In our case, it’s the upcoming wedding of my elder brother. More than a wedding, it feels like a festival, where everything needs to be over-the-top. My brother is excited more than any person I know.
Born in a Punjabi family, he has already seen how grand it can get. Relatives, on the other hand, put more ideas in your head. “Why don’t you do a destination wedding?” a relative once asked my mother. Overwhelmed with the idea, my mother, for a few seconds was in a state of shock.
The pressure these weddings exert on individuals is enormous — from choosing the attire the groom would wear for the big day to picking the right venue.
Everything has to be seen through a purple coloured lens. Personally, I’ve known families who have spent more than Rs 5 crore on a wedding. Maybe they can afford it, but they also succumb to pressure from the society and relatives.
Where they could compromise, they don’t. Where they could save, they don’t. All because it pumps up their image and keeps it intact for the few days that ‘society’ is obsessed with the wedding in their family.
A friend of a friend who recently got married spent almost Rs 15 lakh on a lehenga. As illogical as it sounds, it makes perfect sense to those who spend that kind of cash. In such cases, all questions about a person’s career and personal wealth are sidetracked by the urge to prove that the family can shower wealth on the young couple.
My brother has been planning his own wedding for years: the venue, Sangeet ceremony, food, a pre-wedding cocktail party, a pool party and what-not. All things which I don’t relate to at all. Not because of my sexual orientation but my disinterest in splurging on things which will last only for a day.
Memories, they say, are important. But what if these memories are fostered at the cost of whatever little family wealth there is?
The scale of marriage preparations in our family has proved to be a measure of the current level of ostentatiousness in society. The way money is spent on the return gifts — to people who are on the receiving end, it’s a great deal.

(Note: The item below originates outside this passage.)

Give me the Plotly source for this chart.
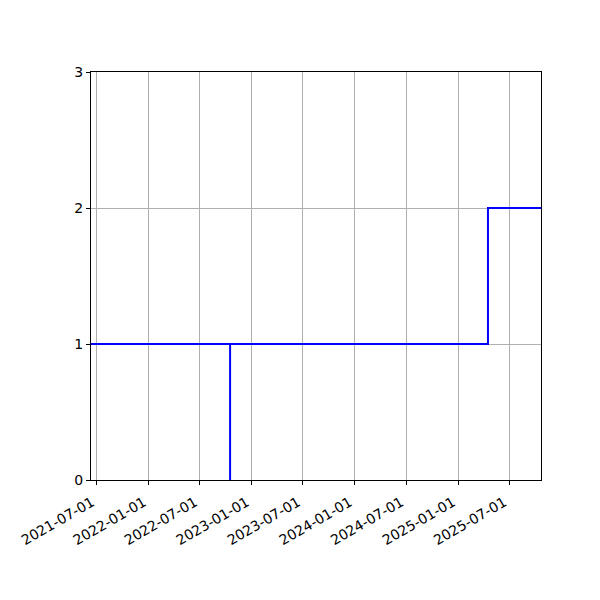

But for the giver, it’s a pressure.
Over the years, even non-Punjabis have started believing that this is how a wedding has to be conducted. While I keep myself included in all the decision-making processes, my interventions add little to the planning. Because I downright shout down any over-the-top ideas. Even the brainstorming sessions exhausted me.
While I would have preferred a low-key wedding, my brother wants to live up to the world’s expectations of a Punjabi wedding. The Sangeet ceremonies are designed in such ways loads of money has to be shelled out. The choreography, the music and added pomp reflects that everyone is just trying to prove a point. That this is it! You dance or you’re not cool.
Another new thing in the market is the pre-wedding video shoot. While photoshoots seem okay to me, the video seems a waste of money, which could have been used to buy a something of lasting value. It feels like a total waste of energy, time and money.
But the pressure to have the best wedding possible, is like a Super Bowl Halftime performance, you prepare for it for months. The wedding’s grandiosity may last for a few more days, but, what after that? The artists may build careers on their performance, the tentwallahs become the richest businessmen in town, the choreographers get work outside Mumbai. But we are left with depleted bank balances.
While I’m all excited for my brother’s wedding, the pomp and show-off makes me want to run to some jungle – except that there, I might find it’s the venue of another big fat destination wedding.